Crystal Phase Transition and Solid-State Photoisomerization of Benzyl (Z,Z)-Muconate Polymorphs Studied by Direct Observation of Crystal Structure Change

• Published in: Crystal growth & design Vol. 10; no. 7; pp. 3203 - 3210
• Main Authors: Nishizawa, Natsuko, Furukawa, Daisuke, Kobatake, Seiya, Matsumoto, Akikazu
• Format: Journal Article
• Language: English
• Published: Washington,DC American Chemical Society 07.07.2010
• Subjects: Condensed matter: structure, mechanical and thermal properties; Crystalline state (including molecular motions in solids); Crystallographic aspects of phase transformations; pressure effects; Diffusion in solids; Exact sciences and technology; Physics; Structure of solids and liquids; crystallography; Structure of specific crystalline solids; Transport properties of condensed matter (nonelectronic); Differential scanning calorimetry; Radiation effects; Molecular motion; Space groups; Crystal lattices; Photoisomerization; Boron nitride; XRD; Isomers; Phase transitions; Optical microscopy; Monocrystals; Reaction mechanism; Diffusion; Polymorphism; Crystal structure
• ISSN: 1528-7483; 1528-7505
• DOI: 10.1021/cg100341g

We investigated the polymorph structures of benzyl (Z,Z)-muconate crystals (ZZ-Bn-α, β, and γ) and their EZ photoisomerization behavior in order to clarify the EZ isomerization mechanism of diene compounds in the solid state.

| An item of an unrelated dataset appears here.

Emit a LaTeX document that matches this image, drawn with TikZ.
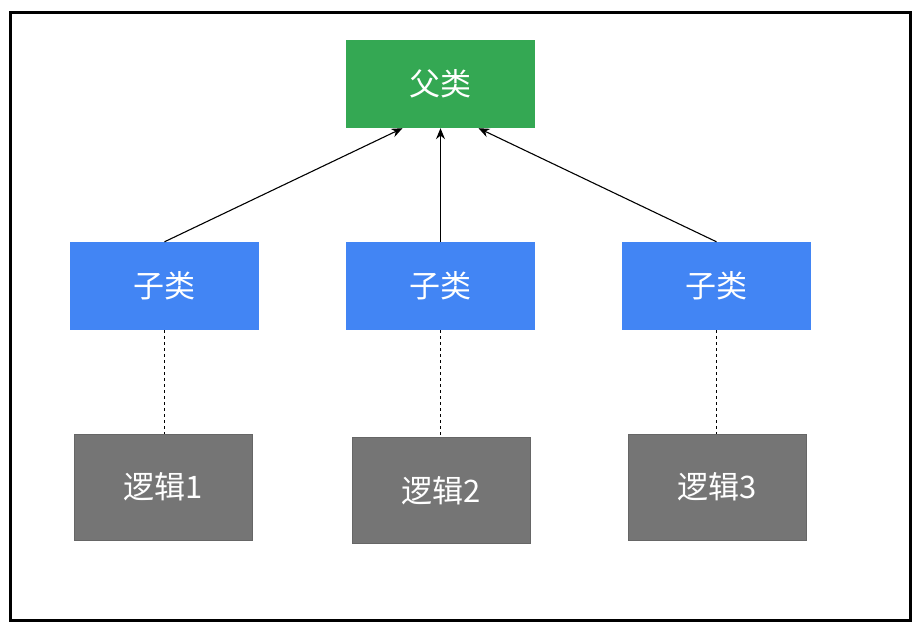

First, the thermodynamics and crystal phase transition of the polymorphs were investigated by differential scanning calorimetry and X-ray diffraction. A single-crystal-to-single-crystal transition was observed during the change in the polymorph structures from the ZZ-Bn-β to the α form. We also observed in situ the migration of the boundary between the different polymorph domains during the phase transition of the ZZ-Bn-γ to the α form by optical microscopy. We then investigated the change in the crystal structure of ZZ-Bn during the EZ photoisomerization in the solid state. The photoisomerization of ZZ-Bn to the corresponding EE isomer (EE-Bn) proceeded according to a bicycle-pedal model via a single-crystal-to-single-crystal topochemical reaction mechanism, which was directly confirmed by an X-ray single-crystal structure analysis. During the photoirradiation of the polymorph crystals of ZZ-Bn-α and β, a structural strain was accumulated in the crystal lattice and finally caused a phase transition accompanied by a change in the space group from P21/c to P21, resulting in a stable crystal structure identical to that of the recrystallized EE-Bn. On the other hand, the ZZ-Bn-γ crystals became amorphous during the photoirradiation because of the greater molecular motions in the crystals. Thus, we have demonstrated the validity of the in situ single-crystal structure analysis for investigating the EZ photoisomerization of diene compounds in the solid state.